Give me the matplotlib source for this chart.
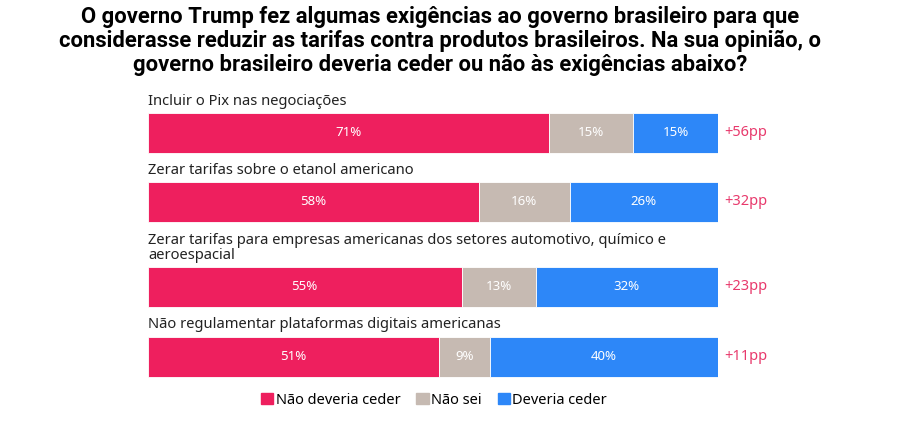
import matplotlib
matplotlib.use("Agg")
import matplotlib.pyplot as plt
from matplotlib.patches import Patch
import numpy as np

categories = [
    "Incluir o Pix nas negociações",
    "Zerar tarifas sobre o etanol americano",
    "Zerar tarifas para empresas americanas dos setores automotivo, químico e\naeroespacial",
    "Não regulamentar plataformas digitais americanas",
]
nao_deveria = [71, 58, 55, 51]
nao_sei = [15, 16, 13, 9]
deveria = [15, 26, 32, 40]
diff_labels = ["+56pp", "+32pp", "+23pp", "+11pp"]
series_names = ["Não deveria ceder", "Não sei", "Deveria ceder"]

colors = ["#EE1F5E", "#C6BAB2", "#2D87F8"]
diff_color = "#E8396C"
title = ("O governo Trump fez algumas exigências ao governo brasileiro para que\n"
         "considerasse reduzir as tarifas contra produtos brasileiros. Na sua opinião, o\n"
         "governo brasileiro deveria ceder ou não às exigências abaixo?")

W, H = 916, 425
fig = plt.figure(figsize=(W / 100, H / 100), dpi=100)
ax = fig.add_axes([148 / W, 0, 570 / W, 1])
ax.set_xlim(0, 100)
ax.set_ylim(H, 0)
ax.axis("off")

# bar centres in pixel rows, label positions above
bar_y = [133, 201.5, 286.5, 356.5]
label_y = [101, 170, 248, 325]

data = np.array([nao_deveria, nao_sei, deveria], dtype=float)
shares = data / data.sum(axis=0) * 100

left = np.zeros(len(categories))
for i in range(3):
    ax.barh(bar_y, shares[i], left=left, height=40, color=colors[i],
            edgecolor="white", linewidth=0.6)
    for j in range(len(categories)):
        ax.text(left[j] + shares[i][j] / 2, bar_y[j], f"{int(data[i][j])}%",
                ha="center", va="center", color="white", fontsize=9.5,
                family="Noto Sans")
    left += shares[i]

for j, cat in enumerate(categories):
    ax.text(0, label_y[j], cat, ha="left", va="center", fontsize=10.6,
            color="#222222", family="Noto Sans", linespacing=1.05)
    ax.text(101.1, bar_y[j], diff_labels[j], ha="left", va="center",
            fontsize=10.5, color=diff_color, family="Noto Sans")

fig.text(440 / W, 1 - 41 / H, title, ha="center", va="center", fontsize=15.8,
         fontweight="bold", family="Roboto", linespacing=1.1, color="black")

handles = [Patch(color=c) for c in colors]
fig.legend(handles, series_names, loc="center", bbox_to_anchor=(434 / W, 1 - 400 / H),
           ncol=3, frameon=False, handlelength=0.85, handleheight=0.85,
           handletextpad=0.15, columnspacing=1.1,
           prop={"family": "Noto Sans", "size": 10.5})

fig.savefig("out.png", dpi=100)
------------------------
◆ TASK DESCRIPTION ◆
Copy out every line holding the string "matplotlib".

◆ FINISHED EXERCISE ◆
Give me the matplotlib source for this chart.
import matplotlib
matplotlib.use("Agg")
import matplotlib.pyplot as plt
from matplotlib.patches import Patch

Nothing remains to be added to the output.